There may be the odd issue with things like the optional Variable Sport Steering – which makes the steering lighter at low speeds but offers less feedback than a normal setup – but the 4 Series is undeniably a real driver’s car in every way. The ride is firm enough to make it handle well, but without making the car overly uncomfortable. The overall feeling is one of balance and engagement.
When you drive the A5 you can tell how much time Audi and its designers and engineers spend on their interiors and fuel efficiency. The A5 may handle reasonably well and have plenty of grip, but it lacks the excitement you get when driving the BMW quickly. The ride is also rather firm, especially in S-Line models.
On the plus side though, the Audi’s quattro all-wheel drive system does add loads of confidence to the driving experience in inclement weather conditions.

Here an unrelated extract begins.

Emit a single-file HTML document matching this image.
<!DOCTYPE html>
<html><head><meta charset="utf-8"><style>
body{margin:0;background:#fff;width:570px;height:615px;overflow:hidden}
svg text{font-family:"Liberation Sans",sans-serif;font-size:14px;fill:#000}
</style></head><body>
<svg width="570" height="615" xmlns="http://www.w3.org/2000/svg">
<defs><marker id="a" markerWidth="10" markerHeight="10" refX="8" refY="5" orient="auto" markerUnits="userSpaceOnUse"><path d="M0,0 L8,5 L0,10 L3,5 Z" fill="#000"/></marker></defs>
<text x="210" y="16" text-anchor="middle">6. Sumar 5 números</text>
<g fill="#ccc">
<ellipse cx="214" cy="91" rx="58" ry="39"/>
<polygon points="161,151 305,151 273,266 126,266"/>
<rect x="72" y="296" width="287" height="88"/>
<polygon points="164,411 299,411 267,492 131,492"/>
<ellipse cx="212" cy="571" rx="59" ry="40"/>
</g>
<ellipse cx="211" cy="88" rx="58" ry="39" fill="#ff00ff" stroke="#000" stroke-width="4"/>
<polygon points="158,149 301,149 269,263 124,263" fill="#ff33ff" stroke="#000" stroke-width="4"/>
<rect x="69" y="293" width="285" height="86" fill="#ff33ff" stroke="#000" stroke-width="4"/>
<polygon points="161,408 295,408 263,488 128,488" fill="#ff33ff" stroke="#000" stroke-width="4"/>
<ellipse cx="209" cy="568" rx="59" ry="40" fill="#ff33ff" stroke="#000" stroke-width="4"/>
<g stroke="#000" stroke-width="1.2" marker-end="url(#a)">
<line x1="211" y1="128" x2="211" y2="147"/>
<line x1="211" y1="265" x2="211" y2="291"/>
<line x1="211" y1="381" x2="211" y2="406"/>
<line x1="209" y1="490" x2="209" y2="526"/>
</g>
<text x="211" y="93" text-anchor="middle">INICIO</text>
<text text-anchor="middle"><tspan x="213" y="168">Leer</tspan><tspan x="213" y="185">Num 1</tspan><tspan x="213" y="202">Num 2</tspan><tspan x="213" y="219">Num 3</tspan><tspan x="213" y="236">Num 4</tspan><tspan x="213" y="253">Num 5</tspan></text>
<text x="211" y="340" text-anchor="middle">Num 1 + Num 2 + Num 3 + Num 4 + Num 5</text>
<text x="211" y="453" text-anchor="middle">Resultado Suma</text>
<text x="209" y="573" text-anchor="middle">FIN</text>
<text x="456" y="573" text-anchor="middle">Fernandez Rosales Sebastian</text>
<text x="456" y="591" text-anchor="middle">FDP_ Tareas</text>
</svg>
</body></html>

If practicality is at the top of your list of buying priorities, it’s unlikely you will be looking at a coupe like the 4 Series in the first place. The back seats in the BMW are best used for children, or taller adults only on very short journeys.
The BMW 4 Series does offer surprisingly good visibility for a coupe though, and there’s lots of room for adjustment in the driver’s seat to get a comfortable position. The boot is adequate at 445 litres, but it’s a long way from being a class-leader.
The A5 is pretty practical for a coupe, although rear headroom is obviously compromised by the sloping roof. There are lots of storage spaces and cubby holes though, which give you the feeling that the designers really thought about practicality here. The A5 does score points for being available in five-door ‘Sportback’ form, meaning you get the same svelte coupe look, but with easier access to the rear seats.
Although the boot is 10 litres bigger in the A5 than the 4 Series, there isn’t as much headroom or legroom in the Audi as there is in the BMW.
It really does come down to what you want from your coupe when deciding between these two. While both are in the same segment of the industry, they’re actually very different from each other.
If you want good looks, impressive diesel economy, a fantastic cabin and reasonable levels of practicality, you have to go for the Audi A5.
However, if you want a coupe that handles as well and always puts a huge smile on your face, then the BMW 4 Series is the easy winner.